Problem to solve:
From the first line of the data below through the line bearing "const yTickLabels = [50, 100, 150, 200, 250, 300];", reproduce each line exactly; do not include pictures.

***** Recorded data *****

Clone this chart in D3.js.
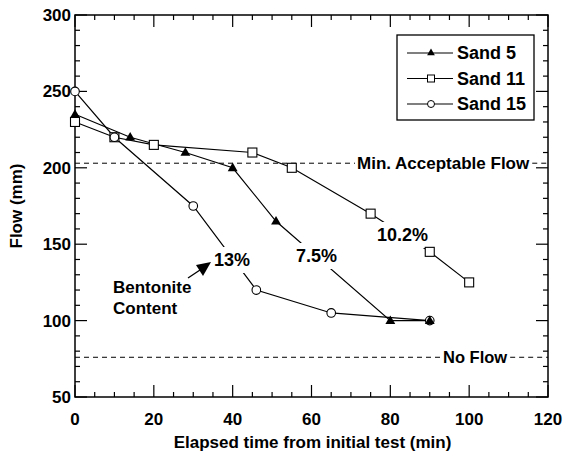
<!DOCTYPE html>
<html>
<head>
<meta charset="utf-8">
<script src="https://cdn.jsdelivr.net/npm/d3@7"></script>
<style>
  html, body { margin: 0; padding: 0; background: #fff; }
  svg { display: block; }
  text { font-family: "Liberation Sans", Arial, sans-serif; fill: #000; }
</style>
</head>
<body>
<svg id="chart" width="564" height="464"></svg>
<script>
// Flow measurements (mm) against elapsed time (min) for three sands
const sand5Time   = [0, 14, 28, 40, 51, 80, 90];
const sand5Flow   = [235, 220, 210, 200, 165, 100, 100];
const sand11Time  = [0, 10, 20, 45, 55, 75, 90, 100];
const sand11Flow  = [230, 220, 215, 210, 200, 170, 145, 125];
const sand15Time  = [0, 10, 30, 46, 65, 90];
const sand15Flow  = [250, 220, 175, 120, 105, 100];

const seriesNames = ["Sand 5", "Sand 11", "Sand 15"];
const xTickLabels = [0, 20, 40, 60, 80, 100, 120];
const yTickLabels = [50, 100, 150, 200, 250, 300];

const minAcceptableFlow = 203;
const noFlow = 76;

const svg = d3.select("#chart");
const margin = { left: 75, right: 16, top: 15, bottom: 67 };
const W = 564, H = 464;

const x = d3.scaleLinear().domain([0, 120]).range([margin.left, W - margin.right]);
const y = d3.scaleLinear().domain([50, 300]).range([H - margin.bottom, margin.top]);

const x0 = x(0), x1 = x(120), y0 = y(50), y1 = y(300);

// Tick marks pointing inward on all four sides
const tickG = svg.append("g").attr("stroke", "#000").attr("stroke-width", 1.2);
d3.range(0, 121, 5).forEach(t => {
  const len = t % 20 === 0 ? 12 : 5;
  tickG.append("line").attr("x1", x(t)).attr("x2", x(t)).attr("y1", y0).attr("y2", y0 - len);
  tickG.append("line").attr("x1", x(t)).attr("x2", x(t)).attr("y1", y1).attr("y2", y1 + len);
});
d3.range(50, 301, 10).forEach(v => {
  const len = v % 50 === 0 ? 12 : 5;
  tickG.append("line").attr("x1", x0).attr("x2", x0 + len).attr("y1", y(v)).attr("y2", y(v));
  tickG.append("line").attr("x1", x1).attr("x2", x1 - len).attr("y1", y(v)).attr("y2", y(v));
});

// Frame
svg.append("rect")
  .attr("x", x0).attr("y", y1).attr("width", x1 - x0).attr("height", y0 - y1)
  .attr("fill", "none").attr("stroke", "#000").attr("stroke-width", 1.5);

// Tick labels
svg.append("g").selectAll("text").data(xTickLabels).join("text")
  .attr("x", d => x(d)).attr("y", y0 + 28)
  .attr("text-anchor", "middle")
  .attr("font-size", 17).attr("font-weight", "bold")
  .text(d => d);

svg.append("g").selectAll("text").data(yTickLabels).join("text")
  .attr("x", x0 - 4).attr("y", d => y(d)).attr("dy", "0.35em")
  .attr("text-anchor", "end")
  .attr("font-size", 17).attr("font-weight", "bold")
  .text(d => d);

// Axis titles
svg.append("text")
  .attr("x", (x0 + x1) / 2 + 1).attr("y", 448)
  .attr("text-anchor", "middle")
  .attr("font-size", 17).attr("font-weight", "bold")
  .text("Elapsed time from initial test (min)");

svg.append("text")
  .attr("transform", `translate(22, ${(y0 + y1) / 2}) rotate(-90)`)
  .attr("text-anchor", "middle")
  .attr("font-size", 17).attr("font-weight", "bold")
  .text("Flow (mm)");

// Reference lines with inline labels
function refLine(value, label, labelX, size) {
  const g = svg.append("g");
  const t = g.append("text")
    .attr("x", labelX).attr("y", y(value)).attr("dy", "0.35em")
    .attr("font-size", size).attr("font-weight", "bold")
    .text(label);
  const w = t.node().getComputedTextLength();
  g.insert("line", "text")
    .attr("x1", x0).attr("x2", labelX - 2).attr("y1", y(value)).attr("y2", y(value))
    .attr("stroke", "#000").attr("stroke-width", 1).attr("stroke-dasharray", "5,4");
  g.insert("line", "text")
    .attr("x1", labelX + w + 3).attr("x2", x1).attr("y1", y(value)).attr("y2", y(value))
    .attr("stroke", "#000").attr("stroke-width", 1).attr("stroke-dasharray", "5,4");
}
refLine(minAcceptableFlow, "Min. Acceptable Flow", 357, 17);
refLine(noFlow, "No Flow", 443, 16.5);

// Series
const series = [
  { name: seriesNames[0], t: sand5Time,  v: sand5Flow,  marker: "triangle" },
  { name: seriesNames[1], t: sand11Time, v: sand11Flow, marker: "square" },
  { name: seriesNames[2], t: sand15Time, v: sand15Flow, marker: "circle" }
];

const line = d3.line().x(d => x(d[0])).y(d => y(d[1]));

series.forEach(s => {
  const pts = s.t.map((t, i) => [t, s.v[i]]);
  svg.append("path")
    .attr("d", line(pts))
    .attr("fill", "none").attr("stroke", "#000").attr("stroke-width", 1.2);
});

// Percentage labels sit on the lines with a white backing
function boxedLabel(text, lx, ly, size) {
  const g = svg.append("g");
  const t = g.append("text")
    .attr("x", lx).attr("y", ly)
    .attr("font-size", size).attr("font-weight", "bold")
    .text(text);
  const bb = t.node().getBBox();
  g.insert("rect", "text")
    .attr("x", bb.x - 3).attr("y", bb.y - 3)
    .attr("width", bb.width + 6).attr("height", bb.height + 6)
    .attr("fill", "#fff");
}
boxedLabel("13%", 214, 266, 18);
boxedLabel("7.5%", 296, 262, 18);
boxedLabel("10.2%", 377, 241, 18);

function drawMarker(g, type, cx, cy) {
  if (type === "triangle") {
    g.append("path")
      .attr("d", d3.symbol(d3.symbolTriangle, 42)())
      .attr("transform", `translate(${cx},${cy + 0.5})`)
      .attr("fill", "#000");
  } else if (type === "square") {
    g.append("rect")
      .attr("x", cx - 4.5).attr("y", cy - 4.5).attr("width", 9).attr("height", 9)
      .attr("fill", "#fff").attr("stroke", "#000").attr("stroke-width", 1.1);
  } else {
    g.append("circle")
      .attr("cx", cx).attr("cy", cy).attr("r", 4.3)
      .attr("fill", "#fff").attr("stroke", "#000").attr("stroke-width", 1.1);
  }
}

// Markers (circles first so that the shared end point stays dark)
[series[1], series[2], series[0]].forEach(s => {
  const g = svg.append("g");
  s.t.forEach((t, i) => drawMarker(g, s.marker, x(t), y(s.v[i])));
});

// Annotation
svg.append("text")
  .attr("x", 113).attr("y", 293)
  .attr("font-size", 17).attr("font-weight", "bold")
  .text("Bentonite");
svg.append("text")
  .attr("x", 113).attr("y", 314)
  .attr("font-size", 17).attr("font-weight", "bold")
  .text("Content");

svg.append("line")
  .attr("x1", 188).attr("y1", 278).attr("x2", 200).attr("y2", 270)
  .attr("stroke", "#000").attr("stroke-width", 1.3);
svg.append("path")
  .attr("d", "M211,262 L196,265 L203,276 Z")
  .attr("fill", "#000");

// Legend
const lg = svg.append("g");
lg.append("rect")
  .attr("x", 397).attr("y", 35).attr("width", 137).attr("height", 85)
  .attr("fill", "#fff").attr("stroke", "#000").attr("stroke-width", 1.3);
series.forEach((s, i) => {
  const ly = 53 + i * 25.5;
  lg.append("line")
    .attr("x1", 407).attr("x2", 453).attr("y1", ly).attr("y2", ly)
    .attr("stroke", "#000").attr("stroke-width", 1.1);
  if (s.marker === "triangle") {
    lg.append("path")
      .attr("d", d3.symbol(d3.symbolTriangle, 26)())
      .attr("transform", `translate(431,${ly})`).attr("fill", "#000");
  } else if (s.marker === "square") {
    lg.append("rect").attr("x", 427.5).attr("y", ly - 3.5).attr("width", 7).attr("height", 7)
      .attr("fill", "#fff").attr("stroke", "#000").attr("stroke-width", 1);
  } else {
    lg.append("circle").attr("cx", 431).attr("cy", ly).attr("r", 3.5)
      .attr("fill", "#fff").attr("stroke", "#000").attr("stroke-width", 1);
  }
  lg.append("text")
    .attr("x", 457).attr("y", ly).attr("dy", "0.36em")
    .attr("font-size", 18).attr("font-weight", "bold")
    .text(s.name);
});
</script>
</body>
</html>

*****

Finished task:
Clone this chart in D3.js.
<!DOCTYPE html>
<html>
<head>
<meta charset="utf-8">
<script src="https://cdn.jsdelivr.net/npm/d3@7"></script>
<style>
  html, body { margin: 0; padding: 0; background: #fff; }
  svg { display: block; }
  text { font-family: "Liberation Sans", Arial, sans-serif; fill: #000; }
</style>
</head>
<body>
<svg id="chart" width="564" height="464"></svg>
<script>
// Flow measurements (mm) against elapsed time (min) for three sands
const sand5Time   = [0, 14, 28, 40, 51, 80, 90];
const sand5Flow   = [235, 220, 210, 200, 165, 100, 100];
const sand11Time  = [0, 10, 20, 45, 55, 75, 90, 100];
const sand11Flow  = [230, 220, 215, 210, 200, 170, 145, 125];
const sand15Time  = [0, 10, 30, 46, 65, 90];
const sand15Flow  = [250, 220, 175, 120, 105, 100];

const seriesNames = ["Sand 5", "Sand 11", "Sand 15"];
const xTickLabels = [0, 20, 40, 60, 80, 100, 120];
const yTickLabels = [50, 100, 150, 200, 250, 300];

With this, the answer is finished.